When selecting a business name, include in your market research. . .
- The response of potential customers to the potential name. Is it favorable? Is the name easily recognized?
- Other businesses or entities using that name or something similar.
Register Your Business Name
Be sure to protect your name by registering it. Trademark registration, achieved via the US Patent and Trademark Office, protects your name at the federal level. Learn how to register as an entity in your state by reviewing their requirements (see the “Look up your state” menu on sba.gov’s “Register your business“).
Your Website Domain Name
You will also need a presence on the internet. Selecting a domain name may affect your business name selection and vice versa. Find a domain name for your website that corresponds to the business name. Make sure no one is using a similar name or the same name with a different file extension. It should be fairly simple, catchy, obvious, easy to say out loud, and easy to remember. If a social media presence will be important for your product, check to make sure the domain name or a truncated version is available on social media platforms.
Doing Business As (DBA)
Depending on your business structure and local laws, if the name of your business is different from your name (or your partner’s name), you may need to file the name you are “doing business as.” Depending on where your business is located, you may file via a local or county clerk’s office or a state agency. The fee is around $100.
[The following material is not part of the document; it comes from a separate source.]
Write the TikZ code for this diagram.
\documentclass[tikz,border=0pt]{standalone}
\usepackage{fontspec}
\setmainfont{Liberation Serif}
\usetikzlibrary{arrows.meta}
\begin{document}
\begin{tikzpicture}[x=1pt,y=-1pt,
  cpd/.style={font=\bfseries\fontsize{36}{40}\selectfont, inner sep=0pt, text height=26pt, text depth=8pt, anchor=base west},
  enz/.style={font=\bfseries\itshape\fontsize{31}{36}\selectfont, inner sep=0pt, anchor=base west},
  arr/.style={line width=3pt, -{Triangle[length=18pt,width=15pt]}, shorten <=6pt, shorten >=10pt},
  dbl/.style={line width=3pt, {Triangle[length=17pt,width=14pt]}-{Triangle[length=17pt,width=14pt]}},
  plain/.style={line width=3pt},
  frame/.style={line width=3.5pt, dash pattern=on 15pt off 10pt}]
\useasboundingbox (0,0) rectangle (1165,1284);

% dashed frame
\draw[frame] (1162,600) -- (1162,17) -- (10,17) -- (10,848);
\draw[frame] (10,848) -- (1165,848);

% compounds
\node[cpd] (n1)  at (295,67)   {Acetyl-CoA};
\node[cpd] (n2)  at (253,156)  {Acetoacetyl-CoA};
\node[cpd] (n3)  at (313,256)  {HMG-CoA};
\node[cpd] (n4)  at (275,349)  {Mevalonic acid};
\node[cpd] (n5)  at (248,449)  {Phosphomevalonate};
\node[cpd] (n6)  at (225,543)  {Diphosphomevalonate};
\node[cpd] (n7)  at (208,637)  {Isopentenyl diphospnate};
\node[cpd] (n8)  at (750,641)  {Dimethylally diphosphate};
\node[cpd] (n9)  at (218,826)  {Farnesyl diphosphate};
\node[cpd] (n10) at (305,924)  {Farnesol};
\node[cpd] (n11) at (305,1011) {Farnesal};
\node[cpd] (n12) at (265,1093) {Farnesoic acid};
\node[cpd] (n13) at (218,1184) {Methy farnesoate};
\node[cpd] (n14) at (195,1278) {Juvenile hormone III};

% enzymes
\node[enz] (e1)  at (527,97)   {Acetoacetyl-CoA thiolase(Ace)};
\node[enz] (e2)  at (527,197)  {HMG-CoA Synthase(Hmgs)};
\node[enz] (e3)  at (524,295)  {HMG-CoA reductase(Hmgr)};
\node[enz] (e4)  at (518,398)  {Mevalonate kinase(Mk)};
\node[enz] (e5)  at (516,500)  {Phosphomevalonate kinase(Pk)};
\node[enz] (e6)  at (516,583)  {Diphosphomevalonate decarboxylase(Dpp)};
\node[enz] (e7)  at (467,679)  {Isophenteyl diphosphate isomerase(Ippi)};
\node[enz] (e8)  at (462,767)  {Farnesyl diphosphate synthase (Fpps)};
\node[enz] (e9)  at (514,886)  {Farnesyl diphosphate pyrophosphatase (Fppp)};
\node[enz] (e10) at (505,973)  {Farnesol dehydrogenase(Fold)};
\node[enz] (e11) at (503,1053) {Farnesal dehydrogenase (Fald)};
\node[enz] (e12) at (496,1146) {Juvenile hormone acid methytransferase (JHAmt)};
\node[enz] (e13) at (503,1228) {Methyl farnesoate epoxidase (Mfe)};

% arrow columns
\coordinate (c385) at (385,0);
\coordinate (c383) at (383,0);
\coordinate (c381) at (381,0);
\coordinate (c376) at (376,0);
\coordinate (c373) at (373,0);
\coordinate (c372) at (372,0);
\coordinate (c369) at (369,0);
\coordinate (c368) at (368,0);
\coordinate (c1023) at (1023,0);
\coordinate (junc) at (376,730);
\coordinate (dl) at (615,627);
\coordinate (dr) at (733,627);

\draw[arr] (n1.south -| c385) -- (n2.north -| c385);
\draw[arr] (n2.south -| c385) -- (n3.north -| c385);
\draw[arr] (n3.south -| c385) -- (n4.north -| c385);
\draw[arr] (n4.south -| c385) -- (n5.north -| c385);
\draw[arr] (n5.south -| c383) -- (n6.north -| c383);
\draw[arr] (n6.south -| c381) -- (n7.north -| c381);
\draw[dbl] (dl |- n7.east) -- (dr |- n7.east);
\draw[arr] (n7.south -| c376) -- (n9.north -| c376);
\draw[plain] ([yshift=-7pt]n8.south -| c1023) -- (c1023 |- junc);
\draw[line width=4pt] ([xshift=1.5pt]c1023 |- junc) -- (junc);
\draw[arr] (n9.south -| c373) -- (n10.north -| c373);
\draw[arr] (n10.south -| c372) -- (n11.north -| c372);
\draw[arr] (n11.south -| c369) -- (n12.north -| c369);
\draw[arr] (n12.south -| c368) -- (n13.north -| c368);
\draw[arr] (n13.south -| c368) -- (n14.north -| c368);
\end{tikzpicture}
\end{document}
Resources on Business Names
Choosing a Name for Your Life Science Company, Product, or Service – By David Chapin, Forma Life Science Marketing, 2014. Includes a discussion of what to consider and eight steps that end with selecting a name.
The Ultimate Guide to Choosing a Business Domain Name – By Georgia McIntyre, Fundera, November 19, 2020.
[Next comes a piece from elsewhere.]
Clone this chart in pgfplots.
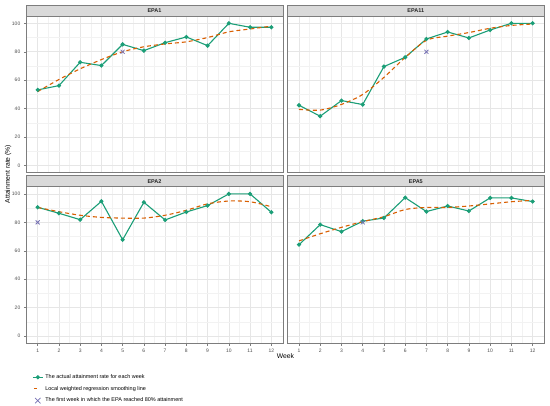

DBA (Doing Business As): What is it, and how do I register? – Nerdwallet, 2022.
Tax ID Numbers
You will need a federal tax ID number and may need a state ID tax number. Taxes a business needs to consider include the following:
- Federal taxes: Employee income, employee social security, employee Medicare, excise, corporation income, and unemployment
- State taxes: Franchise, income, unemployment, sales use, and state disability
- Local taxes: Personal property, real estate
Federal Tax ID Number
Employer Identification Number (EIN): After registering your business, apply for an EIN, which is your federal tax ID and is needed to hire employees, open a bank account, and apply for business licenses and permits. It is free to apply and may be processed the same day or by the next business day. An EIN is required before an NIH award is issued. Instructions related to NIH proposals regarding the EIN are in item 6 of the SF424 (R&R) SBIR/STTR application guide (version D).
Screenshot of LLC EIN Application
State Tax ID Numbers
You will need a state tax ID number if your business is required to pay state taxes. Review your state’s income tax, employment tax, and worker’s compensation insurance laws for information. Steps vary by state, so check state government websites.
Resources for Other Requirements
Open account(s) when you are ready to spend or accept money as a business. First, get your federal employer identification number (EIN). You will need your business formation documents, ownership agreements, and business license. Include a merchant services account if you will accept credit card transactions.
Business structure, such as being a limited liability company (LLC) or a corporation, provides limited protection of your personal property from lawsuits. To protect personal assets and to fully protect your business, you will need business insurance. View the SBA resource on business insurance to learn the types of insurance available and what each type covers to determine what insurance you need.
Other kinds of insurance that may also be relevant for a small business include property, liability (casualty) commercial auto, workers compensation, health insurance for yourself and employees, life and disability for key employees.